Cela complexifie la charge de travail pour les infirmières de l'Éducation nationale, et entraîne une difficulté à couvrir et à doter les 62 000 structures scolaires en matière d'actions de prévention, de consultations infirmières individuelles et de possibilités de conseils techniques aux chefs d'établissement et aux équipes éducatives.
Le SNICS-FSU revendique aussi des formations initiales et continues permettant d'actualiser les connaissances en matière d'éducation à la santé et de conduite de projet. Cette problématique de manque de formation pourrait être réglée par la création du master Infirmier conseiller de santé (ICS), que nous revendiquons, et par la mise en oeuvre du Développement professionnel continu (DPC).
Je profite de la fin de cette intervention pour vous interpeller sur la loi relative à la différenciation, la décentralisation, la déconcentration et portant diverses mesures de simplification de l'action publique locale (3DS) et la réintroduction de la décentralisation de la santé à l'école par le Sénat.
Pour le SNICS-FSU, c'est une erreur parce que la capacité à agir sur la santé des élèves doit rester de la responsabilité pleine et entière du ministre de l'éducation nationale. La décentralisation empêcherait les professionnels de santé d'agir au sein de la communauté éducative pour porter les projets de prévention, et surtout priverait les élèves de la consultation infirmière nécessaire pour libérer leur parole sur de nombreux sujets, mais aussi pour réduire les inégalités de santé.

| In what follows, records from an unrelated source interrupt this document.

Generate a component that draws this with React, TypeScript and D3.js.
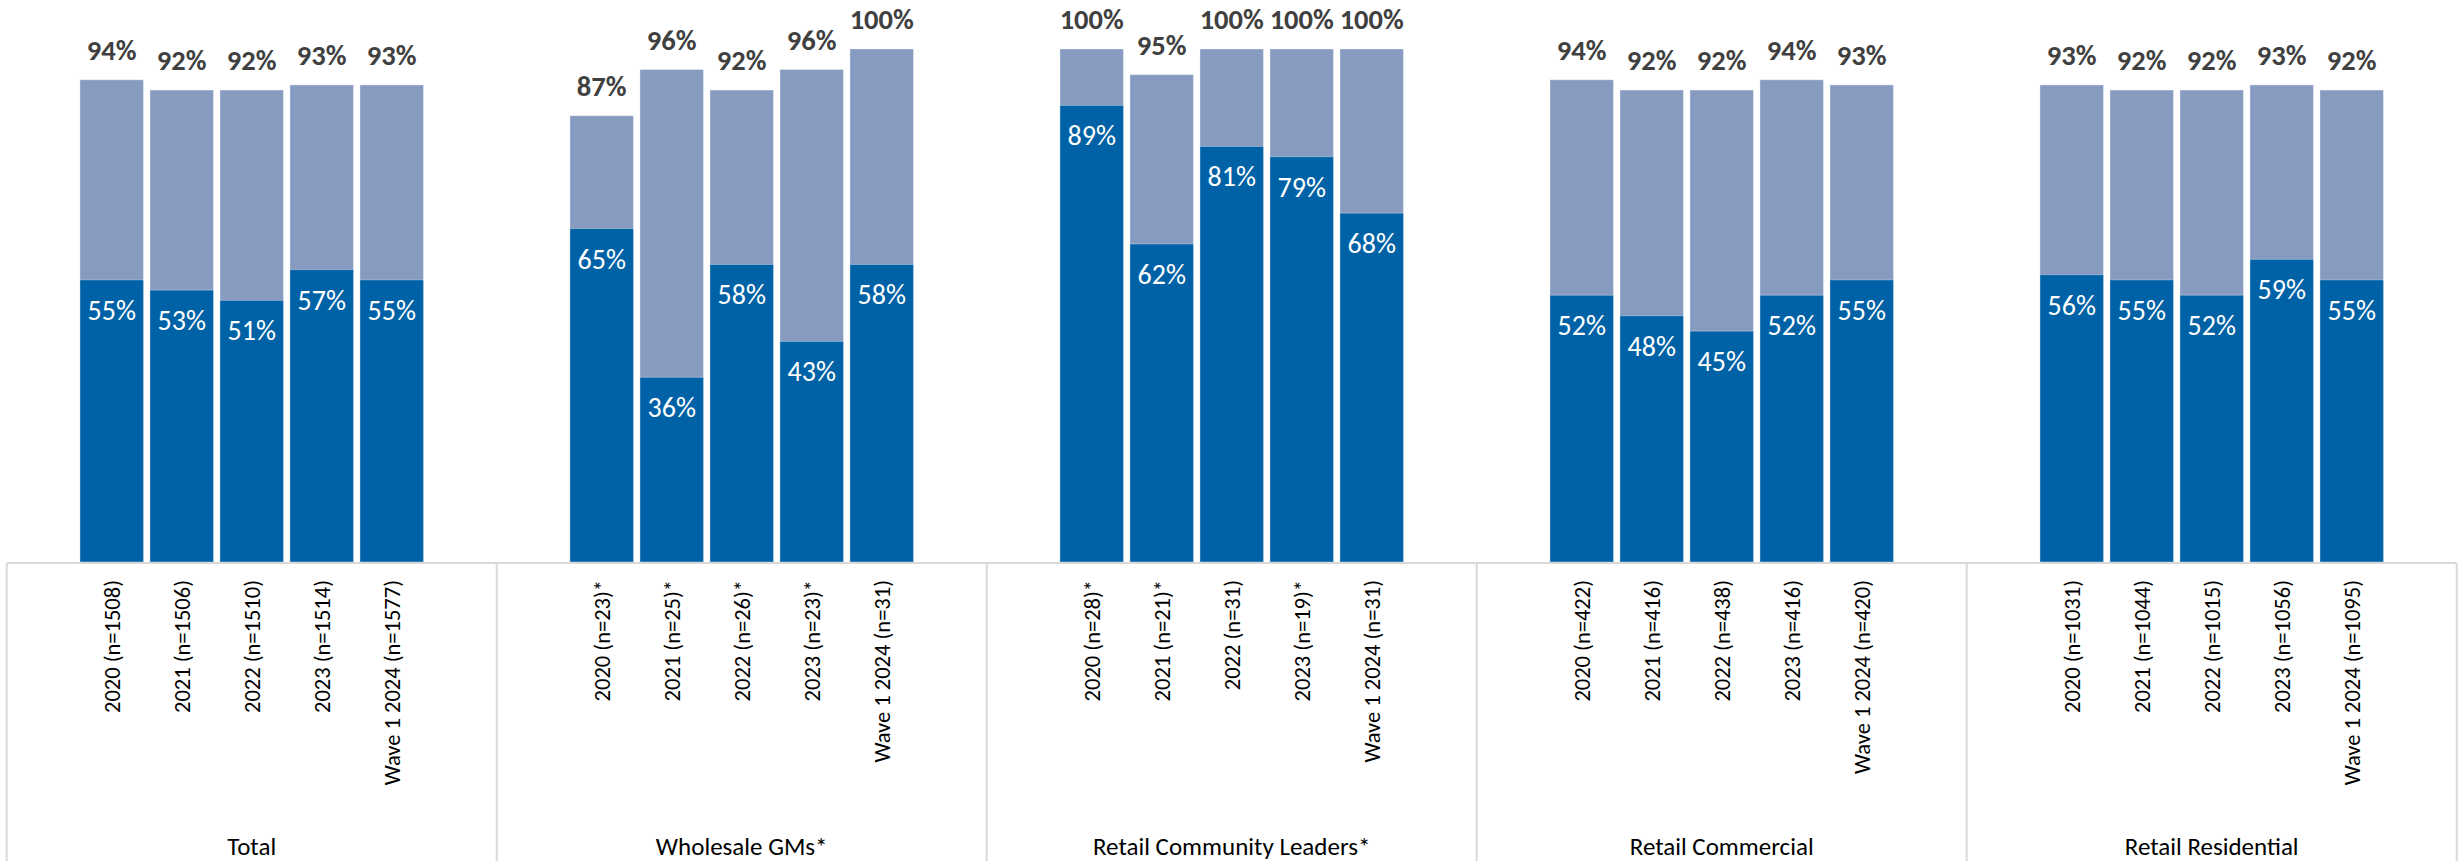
import React, { useEffect } from "react";
import * as d3 from "d3";

const groups = ["Total", "Wholesale GMs*", "Retail Community Leaders*", "Retail Commercial", "Retail Residential"];

const tickLabels: string[][] = [
  ["2020 (n=1508)", "2021 (n=1506)", "2022 (n=1510)", "2023 (n=1514)", "Wave 1 2024 (n=1577)"],
  ["2020 (n=23)*", "2021 (n=25)*", "2022 (n=26)*", "2023 (n=23)*", "Wave 1 2024 (n=31)"],
  ["2020 (n=28)*", "2021 (n=21)*", "2022 (n=31)", "2023 (n=19)*", "Wave 1 2024 (n=31)"],
  ["2020 (n=422)", "2021 (n=416)", "2022 (n=438)", "2023 (n=416)", "Wave 1 2024 (n=420)"],
  ["2020 (n=1031)", "2021 (n=1044)", "2022 (n=1015)", "2023 (n=1056)", "Wave 1 2024 (n=1095)"],
];

// Top-2 box total (light bar height)
const totalValues: number[][] = [
  [94, 92, 92, 93, 93],
  [87, 96, 92, 96, 100],
  [100, 95, 100, 100, 100],
  [94, 92, 92, 94, 93],
  [93, 92, 92, 93, 92],
];

// Top box (dark segment)
const topValues: number[][] = [
  [55, 53, 51, 57, 55],
  [65, 36, 58, 43, 58],
  [89, 62, 81, 79, 68],
  [52, 48, 45, 52, 55],
  [56, 55, 52, 59, 55],
];

const W = 2460;
const H = 861;
const FONT = "Carlito, Calibri, Lato, sans-serif";
const DARK = "#0062A6";
const LIGHT = "#879BC0";
const AXIS = "#D9D9D9";

export default function App() {
  useEffect(() => {
    document.body.style.margin = "0";
  }, []);

  const xOuter = d3.scaleBand<string>().domain(groups).range([6.7, 2456.7]).padding(0);
  const slots = ["0", "1", "2", "3", "4"];
  const pi = 0.093;
  const po = (7 - 5 + pi) / 2;
  const xInner = d3
    .scaleBand<string>()
    .domain(slots)
    .range([0, xOuter.bandwidth()])
    .paddingInner(pi)
    .paddingOuter(po);
  const y = d3.scaleLinear().domain([0, 100]).range([562, 49]);
  const axisY = 563;

  return (
    <svg width={W} height={H} style={{ display: "block", background: "#fff" }} fontFamily={FONT}>
      {groups.map((g, gi) => {
        const gx = xOuter(g)!;
        return (
          <g key={g}>
            {slots.map((s, i) => {
              const bx = gx + xInner(s)!;
              const bw = xInner.bandwidth();
              const cx = bx + bw / 2;
              const tv = totalValues[gi][i];
              const dv = topValues[gi][i];
              return (
                <g key={s}>
                  <rect x={bx} y={y(tv)} width={bw} height={y(0) - y(tv)} fill={LIGHT} stroke="#ffffff" strokeOpacity={0.35} strokeWidth={1} />
                  <rect x={bx} y={y(dv)} width={bw} height={y(0) - y(dv)} fill={DARK} stroke="#ffffff" strokeOpacity={0.35} strokeWidth={1} />
                  <text x={cx} y={y(tv) - 20} textAnchor="middle" fontSize={28.5} fontWeight="bold" fill="#404040">
                    {tv}%
                  </text>
                  <text x={cx} y={y(dv) + 40} textAnchor="middle" fontSize={28} fill="#ffffff">
                    {dv}%
                  </text>
                  <text
                    transform={`translate(${cx},580) rotate(-90)`}
                    textAnchor="end"
                    dy="0.36em"
                    fontSize={22.5}
                    fill="#000000"
                  >
                    {tickLabels[gi][i]}
                  </text>
                </g>
              );
            })}
            <text x={gx + xOuter.bandwidth() / 2} y={855} textAnchor="middle" fontSize={25} fill="#000000">
              {g}
            </text>
          </g>
        );
      })}
      <line x1={xOuter.range()[0]} x2={xOuter.range()[1]} y1={axisY} y2={axisY} stroke={AXIS} strokeWidth={2} />
      {[...groups.map((g) => xOuter(g)!), xOuter.range()[1]].map((x, i) => (
        <line key={i} x1={x} x2={x} y1={axisY} y2={H} stroke={AXIS} strokeWidth={2} />
      ))}
    </svg>
  );
}
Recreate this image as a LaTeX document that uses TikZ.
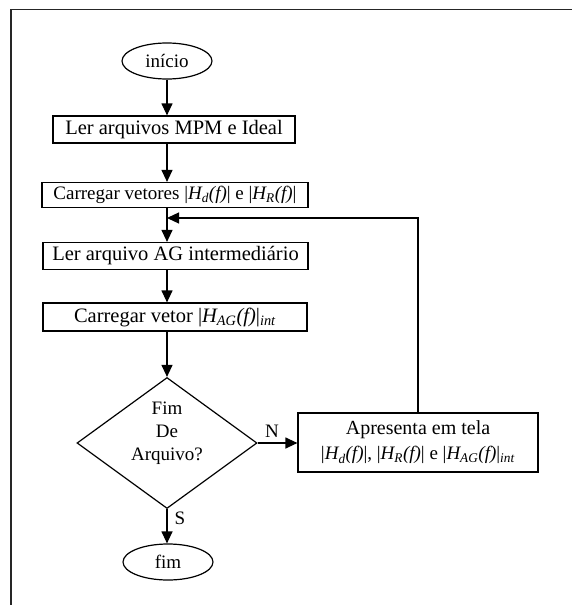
\documentclass[tikz,border=0pt]{standalone}
\usepackage{fontspec}
\setmainfont{Liberation Serif}
\usetikzlibrary{arrows.meta,shapes.geometric}
% magnitude of a transfer function, e.g. |H_d(f)|
\newcommand{\magH}[1]{|\textit{H\textsubscript{#1}(f)}|}
\begin{document}
\begin{tikzpicture}[x=1pt,y=-1pt,
  every node/.style={font=\fontsize{19}{23}\selectfont, text=black},
  big text/.style={font=\fontsize{20.5}{24}\selectfont},
  shape line/.style={draw, line width=1.2pt},
  stepbox/.style={shape line, rectangle, inner sep=0pt},
  terminal/.style={shape line, ellipse, inner sep=0pt, minimum width=90pt, minimum height=36pt},
  decision/.style={shape line, diamond, inner sep=0pt, shape aspect=1.37,
                   minimum width=180pt, minimum height=131pt},
  arr/.style={line width=1.2pt, -{Triangle[length=12pt,width=11pt]}},
  frame/.style={line width=1.6pt, draw=black!85}
]
\useasboundingbox (0,0) rectangle (572,605);

% page frame (open towards the right and bottom edges)
\coordinate (fr0) at (11,9.5);
\coordinate (fr1) at (572,9.5);
\coordinate (fr2) at (11,605);
\draw[frame] (fr1) -- (fr0) -- (fr2);

% nodes
\node[terminal] (ini) at (167,61) {início};
\node[stepbox, big text, minimum width=242pt, minimum height=27pt] (b1) at (174,129.5) {Ler arquivos MPM e Ideal};
\node[stepbox, minimum width=266pt, minimum height=25pt] (b2) at (175,195) {Carregar vetores \magH{d} e \magH{R}};
\node[stepbox, big text, minimum width=265pt, minimum height=27pt] (b3) at (175.5,256) {Ler arquivo AG intermediário};
\node[stepbox, big text, minimum width=264pt, minimum height=28pt] (b4) at (175,317) {Carregar vetor \magH{AG}\textsubscript{\textit{int}}};
\node[decision] (dec) at (167,443) {};
\node[align=center, inner sep=0pt] (dectxt) at (167,433) {Fim\\De\\Arquivo?};
\node[stepbox, minimum width=240pt, minimum height=59pt, align=center,
      font=\fontsize{19}{25}\selectfont] (b5) at (418,442.5)
  {{\fontsize{20}{25}\selectfont Apresenta em tela}\\\magH{d}, \magH{R} e \magH{AG}\textsubscript{\textit{int}}};
\node[terminal] (fim) at (168,562) {fim};

% connectors
\coordinate (fb) at (167,218);
\draw[arr] (ini.south) -- (ini.south |- b1.north);
\draw[arr] (ini.south |- b1.south) -- (ini.south |- b2.north);
\draw[arr] (ini.south |- b2.south) -- (ini.south |- b3.north);
\draw[arr] (ini.south |- b3.south) -- (ini.south |- b4.north);
\draw[arr] (ini.south |- b4.south) -- (dec.north);
\draw[arr] (dec.east) -- (dec.east -| b5.west);
\draw[arr] (dec.south) -- (dec.south |- fim.north);
\draw[arr] (b5.north) -- (b5.north |- fb) -- (fb);

% branch labels
\node[inner sep=0pt] (nlab) at (272,431) {N};
\node[inner sep=0pt] (slab) at (180,518) {S};
\end{tikzpicture}
\end{document}
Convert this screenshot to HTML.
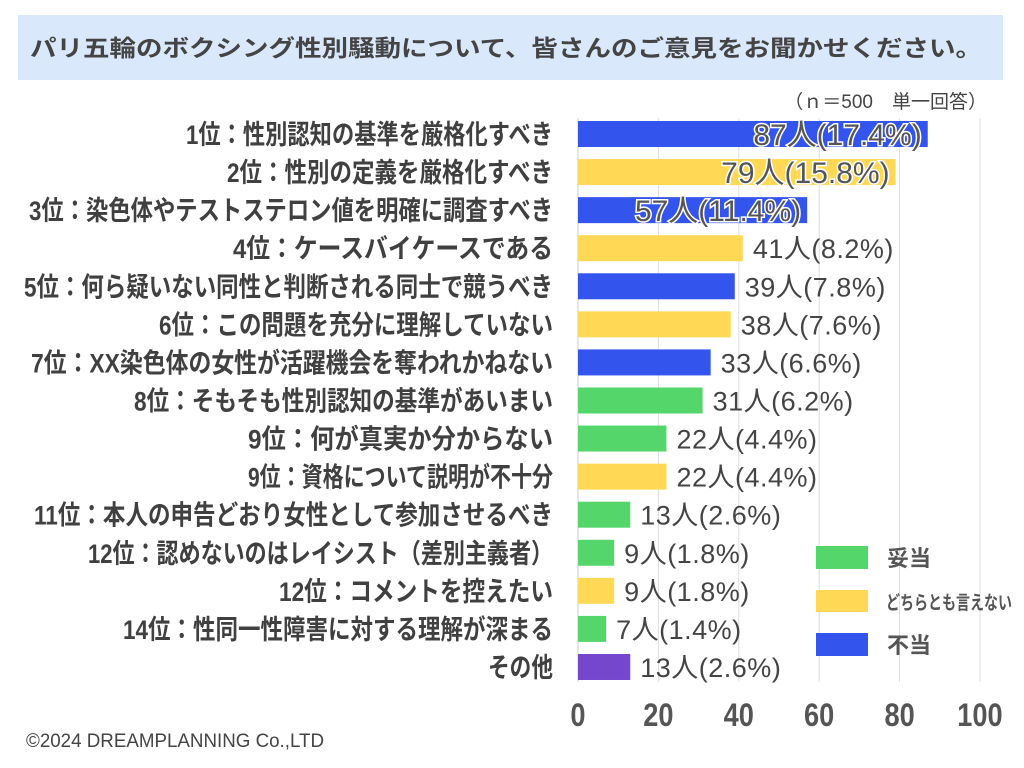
<!DOCTYPE html>
<html><head><meta charset="utf-8"><style>
body{margin:0;background:#fff;}
svg{display:block;font-family:"Liberation Sans","Noto Sans CJK JP",sans-serif;}
</style></head><body>
<svg id="c" width="1024" height="768">
<rect x="18" y="15" width="985" height="65" fill="#dae8fb"/>
<text x="30" y="56" font-size="23" font-weight="bold" fill="#444" textLength="952" lengthAdjust="spacingAndGlyphs">パリ五輪のボクシング性別騒動について、皆さんのご意見をお聞かせください。</text>
<text x="987" y="108" font-size="19" fill="#444" text-anchor="end">（ｎ＝500　単一回答）</text>
<g id="grid"></g><g id="bars"></g><g id="labels"></g><g id="vals"></g><g id="ticks"></g>
<g>
<rect x="816" y="546" width="52" height="23" fill="#55d66b"/>
<text x="887" y="566" font-size="22" font-weight="bold" fill="#555">妥当</text>
<rect x="816" y="590" width="52" height="22" fill="#ffd955"/>
<text x="886" y="609" font-size="19" font-weight="bold" fill="#555" textLength="126" lengthAdjust="spacingAndGlyphs">どちらとも言えない</text>
<rect x="816" y="633" width="52" height="23" fill="#3355ee"/>
<text x="887" y="653" font-size="22" font-weight="bold" fill="#555">不当</text>
</g>
<text x="26" y="747" font-size="19" fill="#444" textLength="298" lengthAdjust="spacingAndGlyphs">©2024 DREAMPLANNING Co.,LTD</text>
</svg>
<script>
const categories=["1位：性別認知の基準を厳格化すべき","2位：性別の定義を厳格化すべき","3位：染色体やテストステロン値を明確に調査すべき","4位：ケースバイケースである","5位：何ら疑いない同性と判断される同士で競うべき","6位：この問題を充分に理解していない","7位：XX染色体の女性が活躍機会を奪われかねない","8位：そもそも性別認知の基準があいまい","9位：何が真実か分からない","9位：資格について説明が不十分","11位：本人の申告どおり女性として参加させるべき","12位：認めないのはレイシスト（差別主義者）","12位：コメントを控えたい","14位：性同一性障害に対する理解が深まる","その他"];
const counts=[87,79,57,41,39,38,33,31,22,22,13,9,9,7,13];
const percents=["17.4","15.8","11.4","8.2","7.8","7.6","6.6","6.2","4.4","4.4","2.6","1.8","1.8","1.4","2.6"];
const groups=["invalid","neutral","invalid","neutral","invalid","neutral","invalid","valid","valid","neutral","valid","valid","neutral","valid","other"];
const labelWidths=[367,326,524,320,529,394,522,419,305,305,519,465,274,430,65];
const ticks=[0,20,40,60,80,100];
const colors={invalid:"#3355ee",neutral:"#ffd955",valid:"#55d66b",other:"#7447cc"};
const NS="http://www.w3.org/2000/svg";
const x=v=>578+v*4.02;
const y=i=>134+i*38.07;
function mk(p,t,a){const e=document.createElementNS(NS,t);for(const k in a)e.setAttribute(k,a[k]);document.getElementById(p).appendChild(e);return e;}
ticks.forEach((t,i)=>{
 if(i>0){const g=mk("grid","line",{x1:x(t),x2:x(t),y1:118,y2:682,stroke:"#ddd","stroke-width":1});
 
 }
 const tl=mk("ticks","text",{x:x(t),y:726,"font-size":32,"font-weight":"bold",fill:"#555","text-anchor":"middle",transform:`translate(${x(t)},0) scale(0.85,1) translate(${-x(t)},0)`});
 tl.textContent=t;
 
 
});
mk("grid","line",{x1:578,x2:578,y1:118,y2:682,stroke:"#ccc","stroke-width":1});
categories.forEach((c,i)=>{
 const b=mk("bars","rect",{x:x(0),y:y(i)-13,width:x(counts[i])-x(0),height:26,fill:colors[groups[i]]});
 
 
 const l=mk("labels","text",{x:553-labelWidths[i],y:y(i)+10,"font-size":27,"font-weight":"bold",fill:"#404040",textLength:labelWidths[i],lengthAdjust:"spacingAndGlyphs"});
 l.textContent=c;
 
 
 const s=counts[i]+"人("+percents[i]+"%)";
 let v;
 if(i<3){
  v=mk("vals","text",{x:x(counts[i])-6,y:y(i)+11,"font-size":30,fill:"#555","text-anchor":"end",stroke:"#fff","stroke-width":3,"paint-order":"stroke"});
 }else{
  v=mk("vals","text",{x:x(counts[i])+10,y:y(i)+10,"font-size":27,fill:"#444","letter-spacing":"0.5"});
 }
 v.textContent=s;
 
 
});
</script>
</body></html>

C'est une erreur de confondre l'action des professionnels de santé et du ministre de l'éducation sur les déterminants de santé au service de la réussite scolaire des élèves avec le suivi de l'état de santé de la jeunesse. Rassembler tous les professionnels de santé qui ont en charge ces missions aboutirait à perdre leurs expertises respectives sans améliorer la réponse aux besoins.
Le SNICS-FSU se tient à votre disposition pour échanger sur sa position, qui est aussi celle de la quasi-totalité des infirmières de l'Éducation nationale, puisque 97 % de la profession est opposée à la décentralisation.